Felix would’ve allowed a run were it not for Brendan Ryan in the fourth. With two down and a runner on third, Yoenis Cespedes bounced a grounder up the middle that Ryan fielded on the outfield grass. He spun and threw a strike to first, across his body yet strong and on the fly. Cespedes was retired by a step and Ryan returned to the dugout unencumbered by carrying a heavy Gold Glove in his pocket. It was Ryan who made the defensive play of the day, and it was Ryan who went 1-for-1 with two walks. Brendan Ryan said he wanted to play more like David Eckstein, and it was mission accomplished tonight, as Ryan was annoying.
As for Jaso, if you miss him, he popped out, he doubled, he struck out on ten pitches, he allowed a stolen base, he missed a few borderline strike calls, and he was pinch-hit for against a lefty reliever. So Oakland got the same John Jaso experience we all basically got to have last season. It’s a fine experience that doesn’t measure up to the Felix Hernandez experience. The Mariners’ new regular catcher, Jesus Montero, had a ball foul-tipped so hard off his mask in the ninth inning it gave the ROOT Sports camera feed a concussion. Kenji Johjima used to make a habit of getting hit in the junk. Jesus Montero is making a habit of getting hit in the head. He and Franklin Gutierrez are not allowed to be friends.

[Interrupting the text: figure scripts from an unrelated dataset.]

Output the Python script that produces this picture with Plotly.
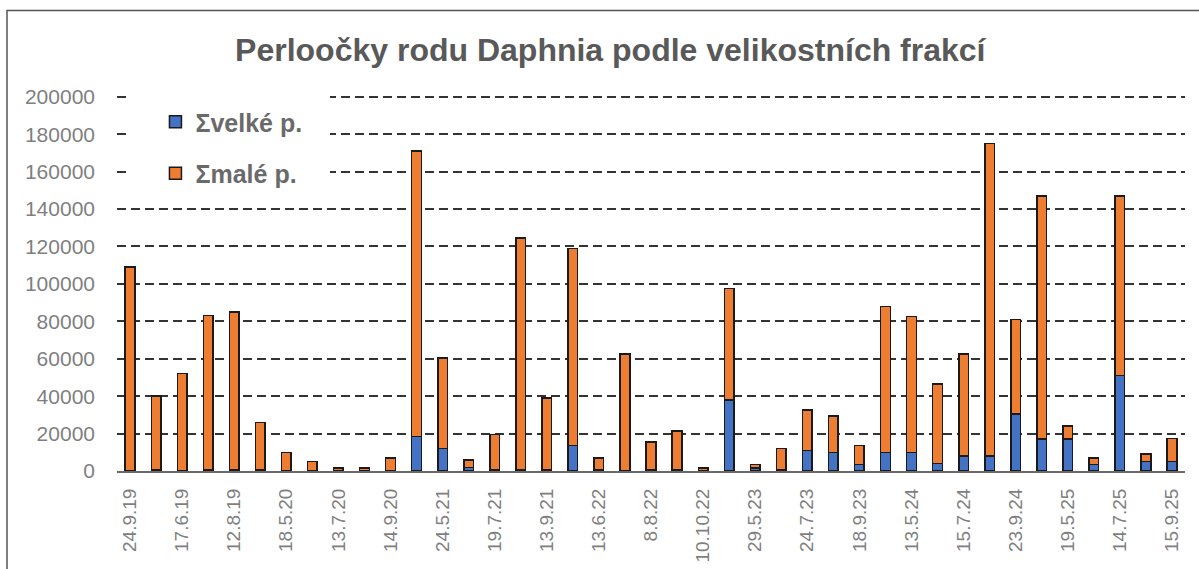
import plotly.graph_objects as go

# tick labels (every second sampling date is labelled)
tick_labels = ["24.9.19", "17.6.19", "12.8.19", "18.5.20", "13.7.20", "14.9.20",
               "24.5.21", "19.7.21", "13.9.21", "13.6.22", "8.8.22", "10.10.22",
               "29.5.23", "24.7.23", "18.9.23", "13.5.24", "15.7.24", "23.9.24",
               "19.5.25", "14.7.25", "15.9.25"]

# Σ velké p. (large individuals)
velke = [0, 500, 0, 500, 500, 500, 0, 0, 0, 0,
         0, 18500, 12000, 2000, 500, 500, 500, 13500, 500, 0,
         500, 500, 0, 38000, 1600, 500, 11000, 10000, 3500, 10000,
         10000, 4000, 8000, 8000, 30500, 17000, 17000, 3500, 51000, 5000,
         5000]

# Σ malé p. (small individuals)
male = [109000, 39500, 52000, 82500, 84500, 25500, 10000, 5000, 1500, 1500,
        7000, 152500, 48500, 4000, 19000, 124000, 38500, 105500, 6500, 62500,
        15000, 21000, 1500, 59500, 2000, 11500, 21500, 19500, 10000, 78000,
        72500, 42500, 54500, 167000, 50500, 130000, 7000, 3500, 96000, 4000,
        12500]

sample_idx = list(range(len(male)))
tick_pos = sample_idx[::2]

fig = go.Figure()
fig.add_trace(go.Bar(x=sample_idx, y=velke, name="Σvelké p.",
                     marker=dict(color="#4472C4", line=dict(color="#1a1a1a", width=1.5)),
                     legendgroup="a"))
fig.add_trace(go.Bar(x=sample_idx, y=male, name="Σmalé p.",
                     marker=dict(color="#ED7D31", line=dict(color="#1a1a1a", width=1.5)),
                     legendgroup="b"))

grey = "#7f7f7f"
fig.update_layout(
    template="none",
    barmode="stack",
    bargap=0.63,
    width=1199, height=569,
    margin=dict(l=117, r=14, t=93, b=98, autoexpand=False),
    paper_bgcolor="white", plot_bgcolor="white",
    font=dict(family="Liberation Sans, Arial, sans-serif", color=grey),
    title=dict(text="<b>Perloočky rodu Daphnia podle velikostních frakcí</b>",
               x=0.509, xanchor="center", y=0.912, yanchor="middle",
               font=dict(size=32, color="#595959",
                         family="Liberation Sans, Arial, sans-serif")),
    showlegend=True,
    legend=dict(x=0.036, xanchor="left", y=0.984, yanchor="top",
                bgcolor="rgba(0,0,0,0)", traceorder="grouped", tracegroupgap=16,
                font=dict(size=25, color="#6a6a6a",
                          family="Liberation Sans, Arial, sans-serif", weight="bold")),
    xaxis=dict(range=[-0.5, len(male) - 0.5], tickmode="array",
               tickvals=tick_pos, ticktext=tick_labels, tickangle=-90,
               showgrid=False, zeroline=False, showline=True, automargin=False,
               linecolor="#6a6a6a", linewidth=2, ticks="",
               ticklabelstandoff=8,
               tickfont=dict(size=19, color=grey)),
    yaxis=dict(range=[0, 202000], tickmode="linear", dtick=20000, tick0=0,
               tickformat="d", showgrid=True, gridcolor="#333333",
               gridwidth=1.7, griddash="9px,5px", zeroline=False, automargin=False,
               showline=False, ticks="", ticklabelstandoff=21,
               tickfont=dict(size=21, color=grey)),
    shapes=[
        # white backing behind legend (covers gridlines)
        dict(type="rect", xref="paper", yref="paper",
             x0=0.0103, x1=0.1994, y0=0.743, y1=1.03,
             fillcolor="white", line=dict(width=0), layer="above"),
        # chart frame
        dict(type="rect", xref="paper", yref="paper",
             x0=-0.103, x1=1.03, y0=-0.5, y1=1.218,
             line=dict(color="#555555", width=1.5), fillcolor="rgba(0,0,0,0)",
             layer="below"),
    ],
)

fig.write_html("out.html",
               config={"displayModeBar": False},
               post_script="document.body.style.margin='0px';"
                           "document.body.style.overflow='hidden';")
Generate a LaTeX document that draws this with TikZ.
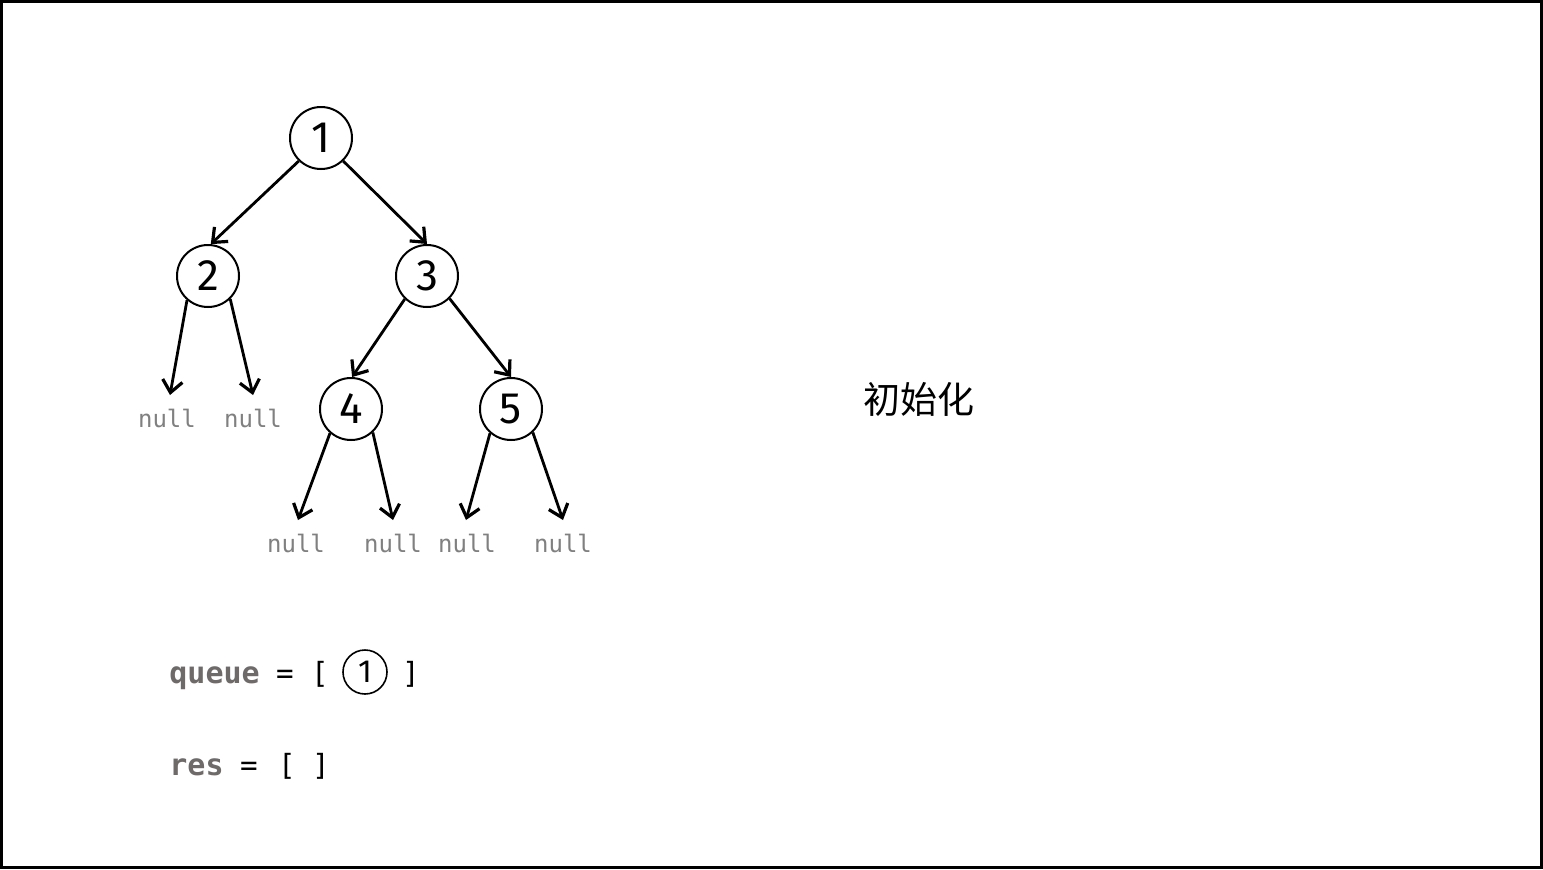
\documentclass[tikz,border=0pt]{standalone}
\usepackage{fontspec}
\setmainfont{Fira Sans}
\newfontfamily\monof{DejaVu Sans Mono}
\newfontfamily\cjk{Noto Sans CJK SC}
\usetikzlibrary{arrows.meta}
\definecolor{nullgray}{RGB}{128,128,128}
\definecolor{vargray}{RGB}{110,106,106}
\tikzset{
  treenode/.style={circle,draw=black,line width=1pt,minimum size=31pt,inner sep=0pt,font=\fontsize{22}{22}\selectfont},
  edge/.style={line width=1.4pt,-{Straight Barb[length=6pt,width=10pt,line width=1.6pt]}},
  nulltxt/.style={text=nullgray,font=\monof\fontsize{12}{12}\selectfont,inner sep=0pt},
  vartxt/.style={text=vargray,font=\monof\bfseries\fontsize{15}{15}\selectfont,inner sep=0pt,anchor=base west},
  symtxt/.style={font=\monof\fontsize{14.6}{15}\selectfont,inner sep=0pt,anchor=base},
  qnode/.style={circle,draw=black,line width=0.8pt,minimum size=22pt,inner sep=0pt,font=\fontsize{16}{16}\selectfont}
}
\begin{document}
\begin{tikzpicture}[x=0.5pt,y=-0.5pt]
\useasboundingbox (0,0) rectangle (1543,869);
\draw[line width=1.5pt] (1.5,1.5) rectangle (1541.5,867.5);
% tree nodes
\node[treenode] (n1) at (321,138) {1};
\node[treenode] (n2) at (208,276) {2};
\node[treenode] (n3) at (427,276) {3};
\node[treenode] (n4) at (351,409) {4};
\node[treenode] (n5) at (511,409) {5};
% arrow tips for nulls
\coordinate (t2l) at (170,395);
\coordinate (t2r) at (253,395);
\coordinate (t4l) at (298,520);
\coordinate (t4r) at (393,520);
\coordinate (t5l) at (466,520);
\coordinate (t5r) at (563,520);
% null labels
\node[nulltxt] (l2l) at (167,418) {null};
\node[nulltxt] (l2r) at (253,418) {null};
\node[nulltxt] (l4l) at (296,543) {null};
\node[nulltxt] (l4r) at (393,543) {null};
\node[nulltxt] (l5l) at (467,543) {null};
\node[nulltxt] (l5r) at (563,543) {null};
% edges
\draw[edge] (n1.226) -- (n2.85);
\draw[edge] (n1.314) -- (n3.90);
\draw[edge] (n3.226) -- (n4.88);
\draw[edge] (n3.315) -- (n5.90);
\draw[edge] (n2.229) -- (t2l);
\draw[edge] (n2.314) -- (t2r);
\draw[edge] (n4.229) -- (t4l);
\draw[edge] (n4.313) -- (t4r);
\draw[edge] (n5.229) -- (t5l);
\draw[edge] (n5.313) -- (t5r);
% caption
\node[font=\cjk\fontsize{18.5}{19}\selectfont,inner sep=0pt] (cap) at (919,399) {初始化};
% queue line
\node[vartxt] (qv) at (169,683) {queue};
\node[symtxt] (qe) at (285,683) {=};
\node[symtxt] (qb1) at (320,683) {[};
\node[qnode] (q1) at (365,672) {1};
\node[symtxt] (qb2) at (411,683) {]};
% res line
\node[vartxt] (rv) at (169,775) {res};
\node[symtxt] (re) at (249,775) {=};
\node[symtxt] (rb1) at (287,775) {[};
\node[symtxt] (rb2) at (321,775) {]};
\end{tikzpicture}
\end{document}
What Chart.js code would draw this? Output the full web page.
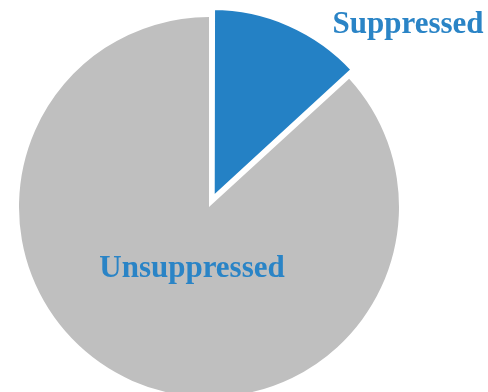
<!DOCTYPE html>
<html lang="en">
<head>
  <meta charset="UTF-8">
  <title>Suppressed vs Unsuppressed</title>
  <script src="https://cdn.jsdelivr.net/npm/chart.js"></script>
  <style>
    body {
      margin: 0;
      padding: 0;
      background-color: white;
    }

    .chart-box {
      width: 488px;
      height: 392px;
    }
  </style>
</head>
<body>
  <div class="chart-box">
    <canvas id="pieChart" width="488" height="392"></canvas>
  </div>

  <script>
    const categories = ['Suppressed', 'Unsuppressed'];
    const shares = [13.2, 86.8];
    const sliceColors = ['#2481c5', '#bfbfbf'];
    // only the small slice is pulled out of the pie
    const sliceOffsets = [32, 0];
    // white edge trims the pulled slice a little
    const sliceBorders = [5, 0];

    // where each slice name is written (center x, baseline y)
    const labelSpots = [
      { x: 408, y: 33 },
      { x: 192, y: 277 }
    ];

    const sliceLabels = {
      id: 'sliceLabels',
      afterDatasetsDraw(chart) {
        const c = chart.ctx;
        c.save();
        c.font = 'bold 31px "Liberation Serif", serif';
        c.fillStyle = '#2a84c6';
        c.textAlign = 'center';
        c.textBaseline = 'alphabetic';
        categories.forEach((name, i) => {
          c.fillText(name, labelSpots[i].x, labelSpots[i].y);
        });
        c.restore();
      }
    };

    const ctx = document.getElementById('pieChart').getContext('2d');
    new Chart(ctx, {
      type: 'pie',
      data: {
        labels: categories,
        datasets: [{
          data: shares,
          backgroundColor: sliceColors,
          borderColor: '#ffffff',
          borderWidth: sliceBorders,
          borderJoinStyle: 'miter',
          offset: sliceOffsets,
          clip: false
        }]
      },
      options: {
        responsive: false,
        animation: false,
        radius: 190,
        layout: {
          padding: { left: 0, right: 70, top: 22, bottom: 0 }
        },
        plugins: {
          legend: { display: false },
          tooltip: { enabled: false }
        }
      },
      plugins: [sliceLabels]
    });
  </script>
</body>
</html>
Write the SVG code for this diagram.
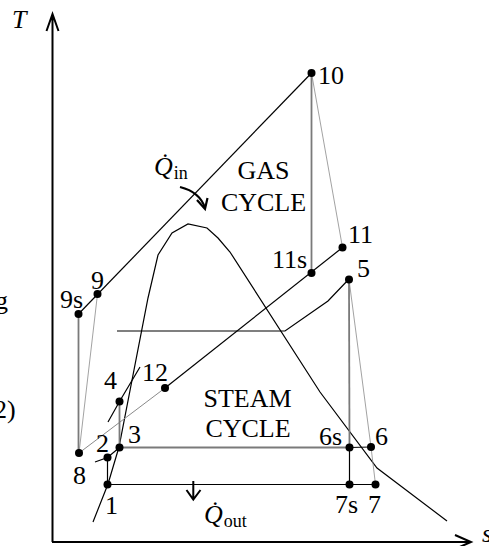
<svg xmlns="http://www.w3.org/2000/svg" width="489" height="546" viewBox="0 0 489 546">
<style>
.lbl{font-family:"Liberation Serif","Times New Roman",serif;font-size:26px;fill:#000}
.it{font-style:italic}
.sub{font-family:"Liberation Serif","Times New Roman",serif;font-size:18px;fill:#000}
.k{stroke:#000;stroke-width:1.2;fill:none}
.g{stroke:#7a7a7a;stroke-width:1.8;fill:none}
.t{stroke:#8a8a8a;stroke-width:1;fill:none}
.d{stroke:#8a8a8a;stroke-width:0.8;fill:none}
.ax{stroke:#000;stroke-width:2;fill:none}
.dot{fill:#000}
</style>
<rect width="489" height="546" fill="#fff"/>
<g id="axes">
<path class="ax" d="M52.5,542 V14 M46.5,31 L52.5,14 L58.5,31"/>
<path class="ax" d="M52,542 H471 M455,535 L471,542 L455,549"/>
<text class="lbl it" x="12" y="28" font-size="24">T</text>
<text class="lbl it" x="482" y="542">s</text>
</g>
<g id="clipped-text">
<text class="lbl" x="-5" y="309">g</text>
<text class="lbl" x="-6" y="418">2)</text>
</g>
<g id="dome">
<polyline class="k" points="93,522 108,484 119,447 148,298 158,255 172,233 188,224 207,228 218,238 230,252 320,392 377,468 447,521"/>
<polyline class="k" points="95,462 107.5,457.5 119.5,447.5"/>
<polyline class="k" points="108,422 119.5,401.5 140,367"/>
<polyline class="k" points="117,331 285,331 328,301 349,279"/>
</g>
<g id="connectors">
<line class="k" x1="78.5" y1="314" x2="311.5" y2="73"/>
<line class="g" x1="78.5" y1="314" x2="78.5" y2="453"/>
<line class="d" x1="97.5" y1="294" x2="79" y2="453"/>
<line class="g" x1="311.5" y1="73" x2="311.5" y2="273"/>
<line class="d" x1="311.5" y1="73" x2="342.5" y2="247.5"/>
<line class="t" x1="79" y1="453" x2="165" y2="388"/>
<line class="k" x1="165" y1="388" x2="342.5" y2="247.5"/>
<line class="g" x1="119.5" y1="401.5" x2="119.5" y2="447.5"/>
<line class="g" x1="119.5" y1="447.5" x2="349.5" y2="447.5"/>
<line class="k" x1="349.5" y1="447.5" x2="371" y2="447"/>
<line class="k" x1="107.5" y1="457.5" x2="107.5" y2="484.5"/>
<line class="k" x1="107.5" y1="484.5" x2="375.5" y2="484.5"/>
<line class="g" x1="349" y1="279.5" x2="349.5" y2="447.5"/>
<line class="k" x1="349.5" y1="447.5" x2="349.5" y2="484.5"/>
<line class="d" x1="349" y1="279.5" x2="371" y2="447"/>
<line class="d" x1="371" y1="447" x2="375.5" y2="484.5"/>
<path d="M180,187 Q200,192 205,208" stroke="#000" stroke-width="2.2" fill="none"/>
<polyline points="197,200 205,209 207.5,198" stroke="#000" stroke-width="2.2" fill="none"/>
<path d="M193.3,481 V499 M186.5,490 L193.3,499.5 L200.5,490" stroke="#000" stroke-width="2" fill="none"/>
</g>
<g id="n10"><circle class="dot" cx="311.5" cy="73" r="4"/><text class="lbl" x="318" y="84">10</text></g>
<g id="n11"><circle class="dot" cx="342.5" cy="247.5" r="4"/><text class="lbl" x="348" y="242.5">11</text></g>
<g id="n11s"><circle class="dot" cx="311.5" cy="273" r="4"/><text class="lbl" x="272" y="268">11s</text></g>
<g id="n5"><circle class="dot" cx="349" cy="279.5" r="4"/><text class="lbl" x="357" y="276.5">5</text></g>
<g id="n9"><circle class="dot" cx="97.5" cy="294" r="4"/><text class="lbl" x="91" y="289">9</text></g>
<g id="n9s"><circle class="dot" cx="78.5" cy="314" r="4"/><text class="lbl" x="60" y="308">9s</text></g>
<g id="n4"><circle class="dot" cx="119.5" cy="401.5" r="4"/><text class="lbl" x="104" y="389">4</text></g>
<g id="n12"><circle class="dot" cx="165" cy="388" r="4"/><text class="lbl" x="142" y="381">12</text></g>
<g id="n3"><circle class="dot" cx="119.5" cy="447.5" r="4"/><text class="lbl" x="128" y="443">3</text></g>
<g id="n2"><circle class="dot" cx="107.5" cy="457.5" r="4"/><text class="lbl" x="96" y="451.5">2</text></g>
<g id="n8"><circle class="dot" cx="79" cy="453" r="4"/><text class="lbl" x="73" y="484">8</text></g>
<g id="n1"><circle class="dot" cx="107.5" cy="484.5" r="4"/><text class="lbl" x="105" y="514">1</text></g>
<g id="n6s"><circle class="dot" cx="349.5" cy="447.5" r="4"/><text class="lbl" x="319" y="445">6s</text></g>
<g id="n6"><circle class="dot" cx="371" cy="447" r="4"/><text class="lbl" x="375" y="445">6</text></g>
<g id="n7s"><circle class="dot" cx="349.5" cy="484.5" r="4"/><text class="lbl" x="335" y="513">7s</text></g>
<g id="n7"><circle class="dot" cx="375.5" cy="484.5" r="4"/><text class="lbl" x="368" y="513">7</text></g>
<g id="labels">
<text class="lbl" x="263.5" y="179" text-anchor="middle">GAS</text>
<text class="lbl" x="263.5" y="210.5" text-anchor="middle">CYCLE</text>
<text class="lbl" x="247.5" y="406.5" text-anchor="middle">STEAM</text>
<text class="lbl" x="248" y="437" text-anchor="middle">CYCLE</text>
<text class="lbl" x="154" y="175"><tspan class="it">Q̇</tspan><tspan font-size="18" dy="4" dx="1">in</tspan></text>
<text class="lbl" x="204" y="523"><tspan class="it">Q̇</tspan><tspan font-size="18" dy="4" dx="1">out</tspan></text>
</g>
</svg>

The Mariners scored on a walk, a single, and a single. They did nothing else, although in fairness Brett Anderson is terrific. Tonight it was enough. Most nights it will not be enough, but most nights the Mariners probably won’t be limited to two runs. Mariners relievers threw just 12 strikes out of 27 pitches and that’s how this game actually got interesting, but it’s good they did that in retrospect, because it made things more electric. The Mariners now have the same record as the Astros. Happy opening day.